Lawmakers warn decision threatens intel sharing
Lawmakers on Tuesday blasted the British government’s decision to allow controversial Chinese telecom firm Huawei to help build its 5G networks, warning that the decision could threaten the long-standing intelligence sharing agreement between the United States and United Kingdom.
“Here’s the sad truth: our special relationship is less special now that the U.K. has embraced the surveillance state commies at Huawei,” Sen. Ben Sasse (R-Neb.), a member of the Senate Intelligence Committee, said in a statement.
“The Chinese Communist Party has infected Five Eyes with Huawei,” he added, referring to the intelligence sharing agreement which includes the U.S. and U.K., “right at a time when the U.S. and U.K. must be unified in order to meet the global security challenges of China’s resurgence.”
The U.K. decision was a sharp blow to the Trump administration, which had pressured the country to cut Huawei out entirely from 5G networks and raised red flags about continued intelligence sharing between the two countries.
American officials have cited concerns that Huawei, which is one of the largest telecom equipment providers in the world, could serve as a source of intelligence for the Chinese government, and they have urged countries around the world to keep the company out of 5G networks.
A senior administration official at the White House told The Hill that the U.S. was “disappointed” by the decision of the British government.
“There is no safe option for untrusted vendors to control any part of a 5G network,” the official said. “We look forward to working with the UK on a way forward that results in the exclusion of untrusted vendor components from 5G networks. We continue to urge all countries to carefully assess the long-term national security and economic impacts of allowing untrusted vendors access to important 5G network infrastructure.”
But on Capitol Hill, Republican lawmakers were more vocal in their criticism of the U.K.’s decision, and its repercussions for intelligence sharing and the “special relationship.”
Sen. Tom Cotton (R-Ark.), who with Sens. Marco Rubio (R-Fla.) and John Cornyn (R-Texas), sent a letter to UK NSC members on Monday begging them to vote to ban Huawei entirely–called for the U.S. Director of National Intelligence to conduct a review of U.S.-U.K. intelligence sharing.
Ahead of the U.K.’s decision, Republican Reps.
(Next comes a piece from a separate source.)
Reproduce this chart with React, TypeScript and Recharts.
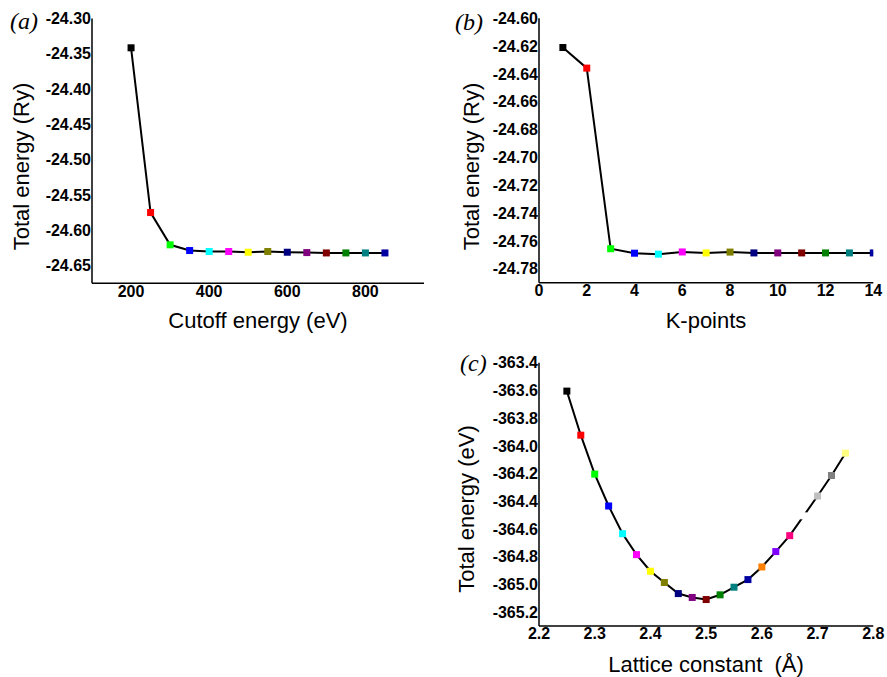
import React from 'react';
import { LineChart, Line, XAxis, YAxis } from 'recharts';

// ---------- data ----------
const cutoffEnergy = [200, 250, 300, 350, 400, 450, 500, 550, 600, 650, 700, 750, 800, 850];
const cutoffTotal = [-24.3415, -24.5748, -24.6205, -24.6286, -24.630, -24.630, -24.631, -24.630, -24.631, -24.6315, -24.632, -24.632, -24.632, -24.632];

const kPoints = [1, 2, 3, 4, 5, 6, 7, 8, 9, 10, 11, 12, 13, 14];
const kTotal = [-24.621, -24.6358, -24.7656, -24.7688, -24.7695, -24.7679, -24.7686, -24.768, -24.7686, -24.7686, -24.7686, -24.7686, -24.7686, -24.7686];

const latticeConst = [2.25, 2.275, 2.3, 2.325, 2.35, 2.375, 2.4, 2.425, 2.45, 2.475, 2.5, 2.525, 2.55, 2.575, 2.6, 2.625, 2.65, 2.675, 2.7, 2.725, 2.75];
const latticeTotal = [-363.605, -363.923, -364.204, -364.434, -364.634, -364.785, -364.905, -364.986, -365.066, -365.094, -365.109, -365.075, -365.020, -364.965, -364.874, -364.763, -364.648, -364.505, -364.362, -364.214, -364.053];

const ticksA_X = [200, 400, 600, 800];
const ticksA_Y = [-24.30, -24.35, -24.40, -24.45, -24.50, -24.55, -24.60, -24.65];
const ticksB_X = [0, 2, 4, 6, 8, 10, 12, 14];
const ticksB_Y = [-24.60, -24.62, -24.64, -24.66, -24.68, -24.70, -24.72, -24.74, -24.76, -24.78];
const ticksC_X = [2.2, 2.3, 2.4, 2.5, 2.6, 2.7, 2.8];
const ticksC_Y = [-363.4, -363.6, -363.8, -364.0, -364.2, -364.4, -364.6, -364.8, -365.0, -365.2];

const markerColors = ['#000000', '#FF0000', '#00FF00', '#0000FF', '#00FFFF', '#FF00FF', '#FFFF00', '#808000', '#000080', '#800080', '#800000', '#008000', '#008080', '#0000A0', '#FF8000', '#8000FF', '#FF0080', '#FFFFFF', '#C0C0C0', '#808080', '#FFFF80'];

const dataA = cutoffEnergy.map((x, i) => ({ x, y: cutoffTotal[i] }));
const dataB = kPoints.map((x, i) => ({ x, y: kTotal[i] }));
const dataC = latticeConst.map((x, i) => ({ x, y: latticeTotal[i] }));

// ---------- styles ----------
const SANS = 'Liberation Sans, Arial, sans-serif';
const axisLineStyle = { stroke: '#000', strokeWidth: 1.5 };

const makeXTick = (digits: number) => (p: any) => {
  const v = p.payload && p.payload.value;
  return (
    <text
      key={`xt${v}`}
      x={p.x}
      y={p.y}
      dy="0.71em"
      textAnchor="middle"
      fontSize={16}
      fontWeight="bold"
      fontFamily={SANS}
      fill="#000"
    >
      {digits >= 0 ? Number(v).toFixed(digits) : String(v)}
    </text>
  );
};

const makeYTick = (digits: number) => (p: any) => {
  const v = p.payload && p.payload.value;
  return (
    <text
      key={`yt${v}`}
      x={p.x}
      y={p.y}
      dy="0.355em"
      textAnchor="end"
      fontSize={16}
      fontWeight="bold"
      fontFamily={SANS}
      fill="#000"
    >
      {Number(v).toFixed(digits)}
    </text>
  );
};

const renderDot = (p: any) => {
  const { cx, cy, index } = p;
  if (cx == null || cy == null) return <g key={`d${index}`} />;
  return (
    <rect
      key={`d${index}`}
      x={cx - 3.5}
      y={cy - 3.5}
      width={7}
      height={7}
      fill={markerColors[index % markerColors.length]}
      stroke="none"
    />
  );
};

const xTitle = (x: number, y: number, text: string) => () => (
  <text x={x} y={y} textAnchor="middle" fontSize={22} fontFamily={SANS} fill="#000" style={{ whiteSpace: 'pre' }}>
    {text}
  </text>
);

const yTitle = (x: number, y: number, text: string) => () => (
  <text
    x={x}
    y={y}
    dy="0.355em"
    transform={`rotate(-90 ${x} ${y})`}
    textAnchor="middle"
    fontSize={22}
    fontFamily={SANS}
    fill="#000"
  >
    {text}
  </text>
);

export default function App() {
  return (
    <div style={{ position: 'absolute', left: 0, top: 0, width: 887, height: 677, background: '#fff' }}>
      {/* (a) */}
      <div style={{ position: 'absolute', left: 0, top: 0 }}>
        <LineChart width={440} height={345} data={dataA} margin={{ top: 18.5, right: 16, bottom: 41.7, left: 0 }}>
          <XAxis
            dataKey="x"
            type="number"
            domain={[100, 950]}
            allowDataOverflow
            ticks={ticksA_X}
            tick={makeXTick(-1)}
            tickLine={false}
            tickSize={0}
            tickMargin={2}
            axisLine={axisLineStyle}
            height={20}
            interval={0}
            label={{ content: xTitle(258, 328, 'Cutoff energy (eV)') }}
          />
          <YAxis
            type="number"
            domain={[-24.675, -24.3]}
            allowDataOverflow
            ticks={ticksA_Y}
            tick={makeYTick(2)}
            tickLine={false}
            tickSize={0}
            tickMargin={1}
            axisLine={axisLineStyle}
            width={92}
            interval={0}
            label={{ content: yTitle(21, 166.5, 'Total energy (Ry)') }}
          />
          <Line dataKey="y" type="linear" stroke="#000" strokeWidth={2} dot={renderDot} isAnimationActive={false} />
        </LineChart>
      </div>

      {/* (b) */}
      <div style={{ position: 'absolute', left: 440, top: 0 }}>
        <LineChart width={447} height={345} data={dataB} margin={{ top: 18.3, right: 13.7, bottom: 42.3, left: 0 }}>
          <XAxis
            dataKey="x"
            type="number"
            domain={[0, 14]}
            allowDataOverflow
            ticks={ticksB_X}
            tick={makeXTick(-1)}
            tickLine={false}
            tickSize={0}
            tickMargin={2}
            axisLine={axisLineStyle}
            height={20}
            interval={0}
            label={{ content: xTitle(266, 328, 'K-points') }}
          />
          <YAxis
            type="number"
            domain={[-24.79, -24.6]}
            allowDataOverflow
            ticks={ticksB_Y}
            tick={makeYTick(2)}
            tickLine={false}
            tickSize={0}
            tickMargin={1}
            axisLine={axisLineStyle}
            width={99}
            interval={0}
            label={{ content: yTitle(31, 166.5, 'Total energy (Ry)') }}
          />
          <Line dataKey="y" type="linear" stroke="#000" strokeWidth={2} dot={renderDot} isAnimationActive={false} />
        </LineChart>
      </div>

      {/* (c) */}
      <div style={{ position: 'absolute', left: 440, top: 340 }}>
        <LineChart width={447} height={337} data={dataC} margin={{ top: 22.7, right: 13.7, bottom: 31, left: 0 }}>
          <XAxis
            dataKey="x"
            type="number"
            domain={[2.2, 2.8]}
            allowDataOverflow
            ticks={ticksC_X}
            tick={makeXTick(1)}
            tickLine={false}
            tickSize={0}
            tickMargin={2}
            axisLine={axisLineStyle}
            height={20}
            interval={0}
            label={{ content: xTitle(266, 332, 'Lattice constant  (Å)') }}
          />
          <YAxis
            type="number"
            domain={[-365.3, -363.4]}
            allowDataOverflow
            ticks={ticksC_Y}
            tick={makeYTick(1)}
            tickLine={false}
            tickSize={0}
            tickMargin={1}
            axisLine={axisLineStyle}
            width={99}
            interval={0}
            label={{ content: yTitle(26, 169, 'Total energy (eV)') }}
          />
          <Line dataKey="y" type="linear" stroke="#000" strokeWidth={2} dot={renderDot} isAnimationActive={false} />
        </LineChart>
      </div>

      {/* panel labels */}
      <svg width={887} height={677} style={{ position: 'absolute', left: 0, top: 0, pointerEvents: 'none' }}>
        <g fontFamily="Liberation Serif, Times New Roman, serif" fontStyle="italic" fontSize={24} fill="#000">
          <text x={10} y={28.5}>(a)</text>
          <text x={455} y={30}>(b)</text>
          <text x={460} y={371}>(c)</text>
        </g>
      </svg>
    </div>
  );
}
Jim Banks (Ind.) and Liz Cheney (Wyo.) introduced legislation that would ban the U.S. from sharing intelligence with any countries that allow the use of Huawei equipment in networks.
Both Banks and Cheney reacted strongly against Tuesday’s decision, with Banks saying in a statement that the U.K. “has made a colossal mistake” and potentially “damaged our ‘special relationship.’”
“By allowing Huawei into their 5G network, @BorisJohnson has chosen the surveillance state over the special relationship,” Cheney tweeted.